Mr. Zardari's allies have mounted a huge "It's Our War" public
relations campaign designed to win popular support for antiterror
policies - and it was doubtless assisted by the Sept. 20 suicide bomb
that destroyed the Marriott Hotel in Islamabad, killing more than 60
people.
Possibly the government's most significant step is organization of
tribal "awakening" militias akin to those established among Sunnis in
Iraq, to fight the Taliban and al Qaeda.
Previously, tribal leaders were bribed and intimidated by militants,
but some have turned against them in reaction to their extremism and
brutality - and also because the Pakistani government is now paying
them.
In retaliation, a terrorist bomb killed 40 tribal elders at a
meeting last week.
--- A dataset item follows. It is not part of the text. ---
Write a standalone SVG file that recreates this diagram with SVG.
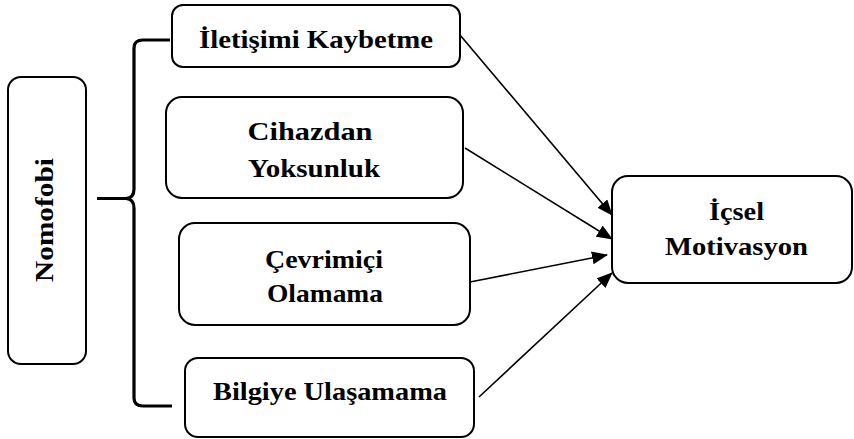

Mr. Haqqani told me, "The more we hit them, the more
they are likely to fight back and hit us in our cities."
The questions U.S. State and Defense Department officials ask
concern Pakistan's ability and willingness to carry on the antiterror
fight over the long run. "Is this a surge or a sustained effort?" one
official asked. Adm. Mullen said, for example, that the Pakistani
military needs to shift its entire emphasis from conventional conflict
with India to counterinsurgency against militants, which the United
States is assisting.
The stakes could not be higher. As Adm. Mullen warned - echoing
reports of a forthcoming National Intelligence Estimate - "the trends
across the board (in Afghanistan) are not going in the right
direction."
Much of the Afghan trouble lies with dysfunction and corruption in
the Afghan government, too few and badly coordinated NATO forces and a
booming opium trade.
But the terrorist safe haven in Pakistan is a crucial problem, too. Pakistan is trying to address it, but it needs help.
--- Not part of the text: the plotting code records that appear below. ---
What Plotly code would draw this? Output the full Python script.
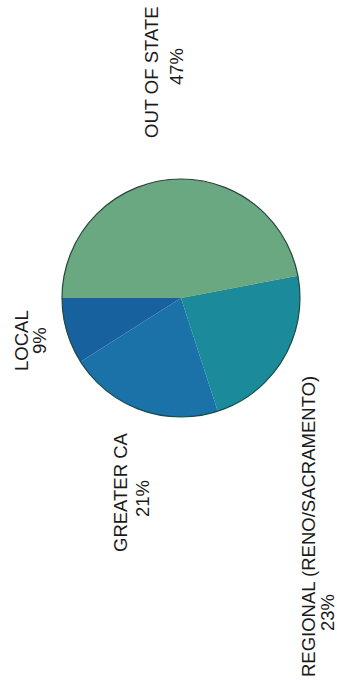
import plotly.graph_objects as go

W, H = 337, 682

# Data
labels = ["OUT OF STATE", "REGIONAL (RENO/SACRAMENTO)", "GREATER CA", "LOCAL"]
values = [47, 23, 21, 9]
pct_text = ["47%", "23%", "21%", "9%"]

# Styles
colors = ["#6aa882", "#1b8b9b", "#1a72a8", "#17619e"]
# label positions in pixels: (name_x, name_y, pct_x, pct_y)
label_pos = [
    (151, 72, 176, 67),
    (308, 527, 327, 613),
    (120, 492, 142, 499),
    (21, 341, 39, 341),
]

px = lambda x: x / W
py = lambda y: 1 - y / H

cx0, cx1, cy0, cy1 = 62, 300, 179, 417

fig = go.Figure(go.Pie(
    labels=labels, values=values, sort=False, direction="clockwise",
    rotation=-90, textinfo="none", hoverinfo="label+percent",
    marker=dict(colors=colors, line=dict(width=0)),
    domain=dict(x=[px(cx0), px(cx1)], y=[py(cy1), py(cy0)]),
    showlegend=False,
))

font = dict(family="Liberation Sans, Arial, sans-serif", size=18.5, color="#1a1a1a")
ann = []
for lab, pct, (nx, ny, qx, qy) in zip(labels, pct_text, label_pos):
    ann.append(dict(text=lab, x=px(nx), y=py(ny), xref="paper", yref="paper",
                    textangle=-90, showarrow=False, font=font,
                    xanchor="center", yanchor="middle"))
    ann.append(dict(text=pct, x=px(qx), y=py(qy), xref="paper", yref="paper",
                    textangle=-90, showarrow=False, font=font,
                    xanchor="center", yanchor="middle"))

fig.update_layout(
    width=W, height=H, margin=dict(l=0, r=0, t=0, b=0),
    paper_bgcolor="white", plot_bgcolor="white",
    annotations=ann,
    shapes=[dict(type="circle", xref="paper", yref="paper",
                 x0=px(cx0), x1=px(cx1), y0=py(cy1), y1=py(cy0),
                 line=dict(color="#234a3c", width=1.2))],
)

fig.write_html("out.html")
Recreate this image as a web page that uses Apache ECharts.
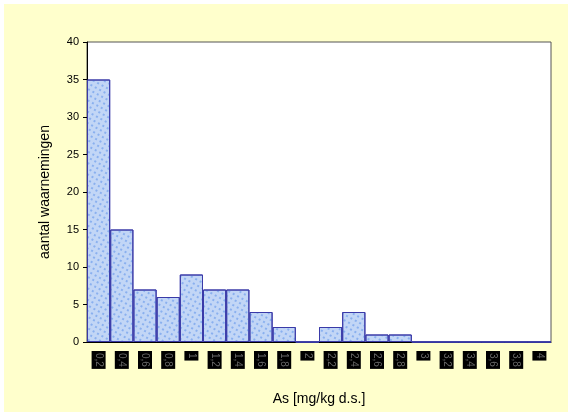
<!DOCTYPE html>
<html><head><meta charset="utf-8">
<script src="https://cdn.jsdelivr.net/npm/echarts@6/dist/echarts.min.js"></script>
<style>html,body{margin:0;padding:0;background:#fff}#c{width:572px;height:416px}</style>
</head><body><div id="c"></div>
<script>
const categories = ["0,2","0,4","0,6","0,8","1","1,2","1,4","1,6","1,8","2","2,2","2,4","2,6","2,8","3","3,2","3,4","3,6","3,8","4"];
const counts = [35,15,7,6,9,7,7,4,2,0,2,4,1,1,0,0,0,0,0,0];
const yTicks = {min:0, max:40, interval:5};

const chart = echarts.init(document.getElementById('c'), null, {renderer:'canvas'});
chart.setOption({
  backgroundColor:'#fff',
  animation:false,
  graphic:[{type:'rect', z:-10, shape:{x:4,y:4,width:564,height:408}, style:{fill:'#FFFFCC'}}],
  grid:{left:87, top:42, right:21, bottom:74, show:true, backgroundColor:'#fff', borderColor:'#555', borderWidth:1},
  xAxis:{
    type:'category', data:categories,
    name:'As [mg/kg d.s.]', nameLocation:'middle', nameGap:50,
    nameTextStyle:{fontFamily:'Liberation Sans', fontSize:14, color:'#000'},
    axisLine:{lineStyle:{color:'#000', width:1}},
    axisTick:{show:false},
    axisLabel:{rotate:-90, interval:0, fontFamily:'Liberation Sans', fontSize:10, color:'#666', backgroundColor:'#000', padding:[2,2,2,2], margin:9}
  },
  yAxis:{
    type:'value', min:yTicks.min, max:yTicks.max, interval:yTicks.interval,
    name:'aantal waarnemingen', nameLocation:'middle', nameGap:35,
    nameTextStyle:{fontFamily:'Liberation Sans', fontSize:14, color:'#000'},
    axisLine:{show:true, lineStyle:{color:'#000', width:1}},
    axisTick:{show:true, length:4, lineStyle:{color:'#000'}},
    axisLabel:{fontFamily:'Liberation Sans', fontSize:11, color:'#000', margin:8},
    splitLine:{show:false}
  },
  series:[{
    type:'bar', data:counts, barCategoryGap:'0%',
    itemStyle:{color:'#c2d6f6', borderColor:'#3a3aa8', borderWidth:1,
      decal:{symbol:'circle', symbolSize:1, color:'rgba(70,130,230,0.6)', dashArrayX:[2,3], dashArrayY:[2,3], rotation:0.5}}
  }]
});
</script></body></html>
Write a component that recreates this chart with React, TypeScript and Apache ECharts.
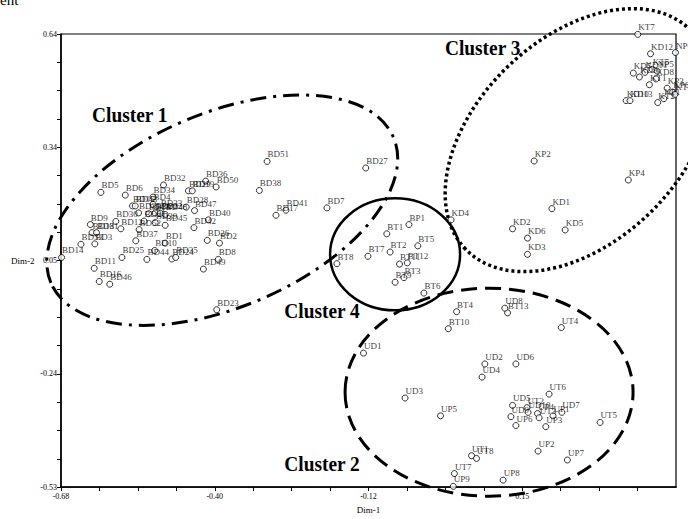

Congress could play its part by passing legislation sponsored by
Sens. Joseph Biden, Delaware Democrat, and Dick Lugar, Indiana
Republican, to provide $1.5 billion a year in economic aid. Endorsed by
both presidential candidates, the legislation was approved by the
Senate Foreign Relations Committee. But it was never voted upon by the
full Senate, and no appropriation has even been introduced in the
House.
The next president certainly will put more forces into Afghanistan.
But as long as Congress is spending zillions on bailouts and stimuli,
it ought to be able to come up with a billion for strategic Pakistan.